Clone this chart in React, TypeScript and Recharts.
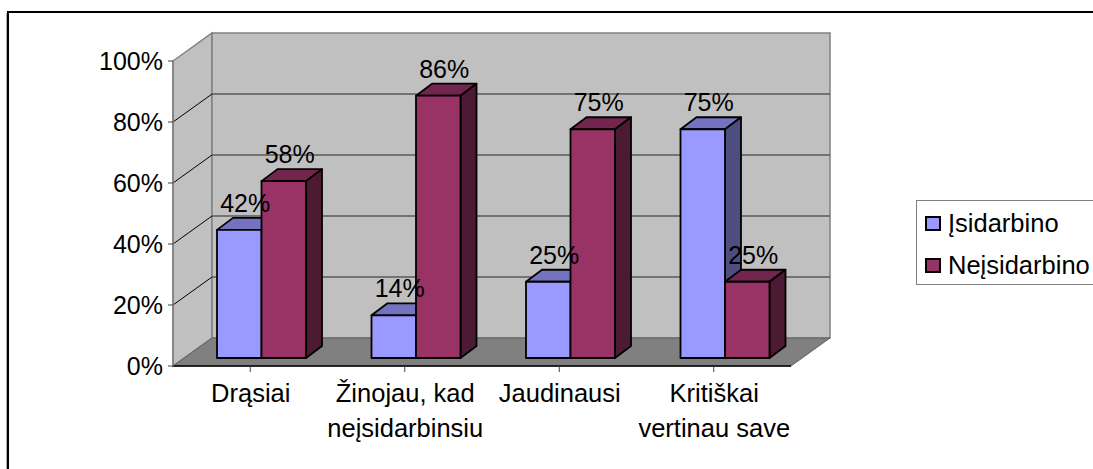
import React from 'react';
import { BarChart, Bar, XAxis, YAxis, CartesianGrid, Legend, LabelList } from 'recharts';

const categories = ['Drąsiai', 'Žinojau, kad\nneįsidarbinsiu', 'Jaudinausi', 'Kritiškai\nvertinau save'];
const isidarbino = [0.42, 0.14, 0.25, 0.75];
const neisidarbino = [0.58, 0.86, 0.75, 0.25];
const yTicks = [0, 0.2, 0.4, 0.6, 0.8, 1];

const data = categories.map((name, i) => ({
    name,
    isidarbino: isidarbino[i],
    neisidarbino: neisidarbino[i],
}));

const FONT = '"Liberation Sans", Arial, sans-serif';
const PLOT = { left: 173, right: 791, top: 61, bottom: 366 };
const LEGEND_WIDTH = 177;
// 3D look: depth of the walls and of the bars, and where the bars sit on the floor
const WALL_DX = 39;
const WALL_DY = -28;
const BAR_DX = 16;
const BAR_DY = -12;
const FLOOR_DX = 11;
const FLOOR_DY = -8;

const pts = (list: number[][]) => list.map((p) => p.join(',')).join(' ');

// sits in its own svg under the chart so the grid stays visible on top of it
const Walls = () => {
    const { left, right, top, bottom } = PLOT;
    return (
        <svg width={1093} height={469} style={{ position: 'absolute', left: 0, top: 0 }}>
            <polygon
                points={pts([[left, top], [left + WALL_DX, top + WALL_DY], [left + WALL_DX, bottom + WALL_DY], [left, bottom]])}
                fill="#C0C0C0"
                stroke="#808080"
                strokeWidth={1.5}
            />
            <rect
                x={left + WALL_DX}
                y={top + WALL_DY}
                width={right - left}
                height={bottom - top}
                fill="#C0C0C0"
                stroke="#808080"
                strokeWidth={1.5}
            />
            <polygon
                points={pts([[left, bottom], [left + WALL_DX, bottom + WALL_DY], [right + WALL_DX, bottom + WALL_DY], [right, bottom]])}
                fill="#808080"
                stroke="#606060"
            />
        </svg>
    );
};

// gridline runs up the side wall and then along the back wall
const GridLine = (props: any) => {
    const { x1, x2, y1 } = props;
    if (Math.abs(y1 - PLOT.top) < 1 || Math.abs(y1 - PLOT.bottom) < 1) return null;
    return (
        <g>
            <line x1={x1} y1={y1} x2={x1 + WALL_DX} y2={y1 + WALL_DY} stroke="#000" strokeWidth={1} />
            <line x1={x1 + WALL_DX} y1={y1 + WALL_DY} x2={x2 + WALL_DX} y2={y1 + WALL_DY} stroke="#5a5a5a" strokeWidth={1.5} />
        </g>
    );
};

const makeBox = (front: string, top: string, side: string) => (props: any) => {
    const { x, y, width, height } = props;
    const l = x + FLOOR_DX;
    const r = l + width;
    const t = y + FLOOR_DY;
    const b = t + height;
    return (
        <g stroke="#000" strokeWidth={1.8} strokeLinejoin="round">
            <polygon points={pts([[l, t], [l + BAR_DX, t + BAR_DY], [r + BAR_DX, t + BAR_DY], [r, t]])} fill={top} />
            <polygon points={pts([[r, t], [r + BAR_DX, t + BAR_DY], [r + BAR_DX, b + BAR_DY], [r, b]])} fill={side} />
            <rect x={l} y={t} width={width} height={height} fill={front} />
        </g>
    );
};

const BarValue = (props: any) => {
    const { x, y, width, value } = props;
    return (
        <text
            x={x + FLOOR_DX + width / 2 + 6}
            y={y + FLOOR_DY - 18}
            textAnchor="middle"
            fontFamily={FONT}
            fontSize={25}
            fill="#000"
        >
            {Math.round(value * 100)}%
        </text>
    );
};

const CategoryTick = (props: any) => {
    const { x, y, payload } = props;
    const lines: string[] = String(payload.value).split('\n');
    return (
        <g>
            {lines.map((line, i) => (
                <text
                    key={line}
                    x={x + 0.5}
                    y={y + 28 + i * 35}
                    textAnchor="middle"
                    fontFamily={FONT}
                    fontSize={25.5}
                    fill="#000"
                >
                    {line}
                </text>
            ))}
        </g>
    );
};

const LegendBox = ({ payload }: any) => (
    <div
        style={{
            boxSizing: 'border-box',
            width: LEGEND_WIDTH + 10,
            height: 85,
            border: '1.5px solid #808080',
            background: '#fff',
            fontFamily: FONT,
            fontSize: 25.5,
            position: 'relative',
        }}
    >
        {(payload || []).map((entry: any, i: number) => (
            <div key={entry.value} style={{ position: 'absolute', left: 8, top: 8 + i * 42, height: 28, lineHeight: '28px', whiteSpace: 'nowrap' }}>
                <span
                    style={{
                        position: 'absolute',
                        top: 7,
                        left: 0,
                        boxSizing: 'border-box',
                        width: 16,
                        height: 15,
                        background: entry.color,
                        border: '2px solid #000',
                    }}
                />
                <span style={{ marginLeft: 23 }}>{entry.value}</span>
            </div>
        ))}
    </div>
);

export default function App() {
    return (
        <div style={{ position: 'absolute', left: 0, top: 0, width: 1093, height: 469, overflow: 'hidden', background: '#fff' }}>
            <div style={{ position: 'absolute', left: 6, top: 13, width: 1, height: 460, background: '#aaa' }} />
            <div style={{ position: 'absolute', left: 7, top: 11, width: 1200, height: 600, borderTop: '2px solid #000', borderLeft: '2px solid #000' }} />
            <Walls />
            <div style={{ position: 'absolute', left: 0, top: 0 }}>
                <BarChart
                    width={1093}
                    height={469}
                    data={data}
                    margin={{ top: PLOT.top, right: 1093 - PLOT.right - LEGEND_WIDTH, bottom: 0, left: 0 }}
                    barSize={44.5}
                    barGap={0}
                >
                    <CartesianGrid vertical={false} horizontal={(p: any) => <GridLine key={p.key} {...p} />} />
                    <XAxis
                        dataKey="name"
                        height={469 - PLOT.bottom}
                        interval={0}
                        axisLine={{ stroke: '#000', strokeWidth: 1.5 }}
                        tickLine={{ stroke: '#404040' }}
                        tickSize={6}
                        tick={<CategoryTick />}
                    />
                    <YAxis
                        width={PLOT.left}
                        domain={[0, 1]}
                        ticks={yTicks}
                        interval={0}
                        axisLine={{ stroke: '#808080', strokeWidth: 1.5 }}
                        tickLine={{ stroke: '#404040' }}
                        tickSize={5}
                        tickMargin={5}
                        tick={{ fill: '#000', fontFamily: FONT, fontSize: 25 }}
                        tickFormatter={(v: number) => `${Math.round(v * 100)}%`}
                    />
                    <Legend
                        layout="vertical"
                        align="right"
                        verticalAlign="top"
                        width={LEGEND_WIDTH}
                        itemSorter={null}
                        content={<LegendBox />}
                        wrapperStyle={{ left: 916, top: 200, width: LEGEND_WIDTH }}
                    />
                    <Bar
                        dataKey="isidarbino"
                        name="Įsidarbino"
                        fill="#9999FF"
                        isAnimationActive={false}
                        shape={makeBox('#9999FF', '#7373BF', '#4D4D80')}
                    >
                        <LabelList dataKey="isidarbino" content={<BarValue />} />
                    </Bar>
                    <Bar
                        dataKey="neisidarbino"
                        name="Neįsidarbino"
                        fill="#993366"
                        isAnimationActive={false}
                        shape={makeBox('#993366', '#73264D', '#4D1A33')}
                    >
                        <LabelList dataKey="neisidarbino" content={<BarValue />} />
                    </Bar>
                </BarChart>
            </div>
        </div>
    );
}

::::::

**Set task:** Restate the data above exactly, stripping out each image.

**Full answer:**
Clone this chart in React, TypeScript and Recharts.
import React from 'react';
import { BarChart, Bar, XAxis, YAxis, CartesianGrid, Legend, LabelList } from 'recharts';

const categories = ['Drąsiai', 'Žinojau, kad\nneįsidarbinsiu', 'Jaudinausi', 'Kritiškai\nvertinau save'];
const isidarbino = [0.42, 0.14, 0.25, 0.75];
const neisidarbino = [0.58, 0.86, 0.75, 0.25];
const yTicks = [0, 0.2, 0.4, 0.6, 0.8, 1];

const data = categories.map((name, i) => ({
    name,
    isidarbino: isidarbino[i],
    neisidarbino: neisidarbino[i],
}));

const FONT = '"Liberation Sans", Arial, sans-serif';
const PLOT = { left: 173, right: 791, top: 61, bottom: 366 };
const LEGEND_WIDTH = 177;
// 3D look: depth of the walls and of the bars, and where the bars sit on the floor
const WALL_DX = 39;
const WALL_DY = -28;
const BAR_DX = 16;
const BAR_DY = -12;
const FLOOR_DX = 11;
const FLOOR_DY = -8;

const pts = (list: number[][]) => list.map((p) => p.join(',')).join(' ');

// sits in its own svg under the chart so the grid stays visible on top of it
const Walls = () => {
    const { left, right, top, bottom } = PLOT;
    return (
        <svg width={1093} height={469} style={{ position: 'absolute', left: 0, top: 0 }}>
            <polygon
                points={pts([[left, top], [left + WALL_DX, top + WALL_DY], [left + WALL_DX, bottom + WALL_DY], [left, bottom]])}
                fill="#C0C0C0"
                stroke="#808080"
                strokeWidth={1.5}
            />
            <rect
                x={left + WALL_DX}
                y={top + WALL_DY}
                width={right - left}
                height={bottom - top}
                fill="#C0C0C0"
                stroke="#808080"
                strokeWidth={1.5}
            />
            <polygon
                points={pts([[left, bottom], [left + WALL_DX, bottom + WALL_DY], [right + WALL_DX, bottom + WALL_DY], [right, bottom]])}
                fill="#808080"
                stroke="#606060"
            />
        </svg>
    );
};

// gridline runs up the side wall and then along the back wall
const GridLine = (props: any) => {
    const { x1, x2, y1 } = props;
    if (Math.abs(y1 - PLOT.top) < 1 || Math.abs(y1 - PLOT.bottom) < 1) return null;
    return (
        <g>
            <line x1={x1} y1={y1} x2={x1 + WALL_DX} y2={y1 + WALL_DY} stroke="#000" strokeWidth={1} />
            <line x1={x1 + WALL_DX} y1={y1 + WALL_DY} x2={x2 + WALL_DX} y2={y1 + WALL_DY} stroke="#5a5a5a" strokeWidth={1.5} />
        </g>
    );
};

const makeBox = (front: string, top: string, side: string) => (props: any) => {
    const { x, y, width, height } = props;
    const l = x + FLOOR_DX;
    const r = l + width;
    const t = y + FLOOR_DY;
    const b = t + height;
    return (
        <g stroke="#000" strokeWidth={1.8} strokeLinejoin="round">
            <polygon points={pts([[l, t], [l + BAR_DX, t + BAR_DY], [r + BAR_DX, t + BAR_DY], [r, t]])} fill={top} />
            <polygon points={pts([[r, t], [r + BAR_DX, t + BAR_DY], [r + BAR_DX, b + BAR_DY], [r, b]])} fill={side} />
            <rect x={l} y={t} width={width} height={height} fill={front} />
        </g>
    );
};

const BarValue = (props: any) => {
    const { x, y, width, value } = props;
    return (
        <text
            x={x + FLOOR_DX + width / 2 + 6}
            y={y + FLOOR_DY - 18}
            textAnchor="middle"
            fontFamily={FONT}
            fontSize={25}
            fill="#000"
        >
            {Math.round(value * 100)}%
        </text>
    );
};

const CategoryTick = (props: any) => {
    const { x, y, payload } = props;
    const lines: string[] = String(payload.value).split('\n');
    return (
        <g>
            {lines.map((line, i) => (
                <text
                    key={line}
                    x={x + 0.5}
                    y={y + 28 + i * 35}
                    textAnchor="middle"
                    fontFamily={FONT}
                    fontSize={25.5}
                    fill="#000"
                >
                    {line}
                </text>
            ))}
        </g>
    );
};

const LegendBox = ({ payload }: any) => (
    <div
        style={{
            boxSizing: 'border-box',
            width: LEGEND_WIDTH + 10,
            height: 85,
            border: '1.5px solid #808080',
            background: '#fff',
            fontFamily: FONT,
            fontSize: 25.5,
            position: 'relative',
        }}
    >
        {(payload || []).map((entry: any, i: number) => (
            <div key={entry.value} style={{ position: 'absolute', left: 8, top: 8 + i * 42, height: 28, lineHeight: '28px', whiteSpace: 'nowrap' }}>
                <span
                    style={{
                        position: 'absolute',
                        top: 7,
                        left: 0,
                        boxSizing: 'border-box',
                        width: 16,
                        height: 15,
                        background: entry.color,
                        border: '2px solid #000',
                    }}
                />
                <span style={{ marginLeft: 23 }}>{entry.value}</span>
            </div>
        ))}
    </div>
);

export default function App() {
    return (
        <div style={{ position: 'absolute', left: 0, top: 0, width: 1093, height: 469, overflow: 'hidden', background: '#fff' }}>
            <div style={{ position: 'absolute', left: 6, top: 13, width: 1, height: 460, background: '#aaa' }} />
            <div style={{ position: 'absolute', left: 7, top: 11, width: 1200, height: 600, borderTop: '2px solid #000', borderLeft: '2px solid #000' }} />
            <Walls />
            <div style={{ position: 'absolute', left: 0, top: 0 }}>
                <BarChart
                    width={1093}
                    height={469}
                    data={data}
                    margin={{ top: PLOT.top, right: 1093 - PLOT.right - LEGEND_WIDTH, bottom: 0, left: 0 }}
                    barSize={44.5}
                    barGap={0}
                >
                    <CartesianGrid vertical={false} horizontal={(p: any) => <GridLine key={p.key} {...p} />} />
                    <XAxis
                        dataKey="name"
                        height={469 - PLOT.bottom}
                        interval={0}
                        axisLine={{ stroke: '#000', strokeWidth: 1.5 }}
                        tickLine={{ stroke: '#404040' }}
                        tickSize={6}
                        tick={<CategoryTick />}
                    />
                    <YAxis
                        width={PLOT.left}
                        domain={[0, 1]}
                        ticks={yTicks}
                        interval={0}
                        axisLine={{ stroke: '#808080', strokeWidth: 1.5 }}
                        tickLine={{ stroke: '#404040' }}
                        tickSize={5}
                        tickMargin={5}
                        tick={{ fill: '#000', fontFamily: FONT, fontSize: 25 }}
                        tickFormatter={(v: number) => `${Math.round(v * 100)}%`}
                    />
                    <Legend
                        layout="vertical"
                        align="right"
                        verticalAlign="top"
                        width={LEGEND_WIDTH}
                        itemSorter={null}
                        content={<LegendBox />}
                        wrapperStyle={{ left: 916, top: 200, width: LEGEND_WIDTH }}
                    />
                    <Bar
                        dataKey="isidarbino"
                        name="Įsidarbino"
                        fill="#9999FF"
                        isAnimationActive={false}
                        shape={makeBox('#9999FF', '#7373BF', '#4D4D80')}
                    >
                        <LabelList dataKey="isidarbino" content={<BarValue />} />
                    </Bar>
                    <Bar
                        dataKey="neisidarbino"
                        name="Neįsidarbino"
                        fill="#993366"
                        isAnimationActive={false}
                        shape={makeBox('#993366', '#73264D', '#4D1A33')}
                    >
                        <LabelList dataKey="neisidarbino" content={<BarValue />} />
                    </Bar>
                </BarChart>
            </div>
        </div>
    );
}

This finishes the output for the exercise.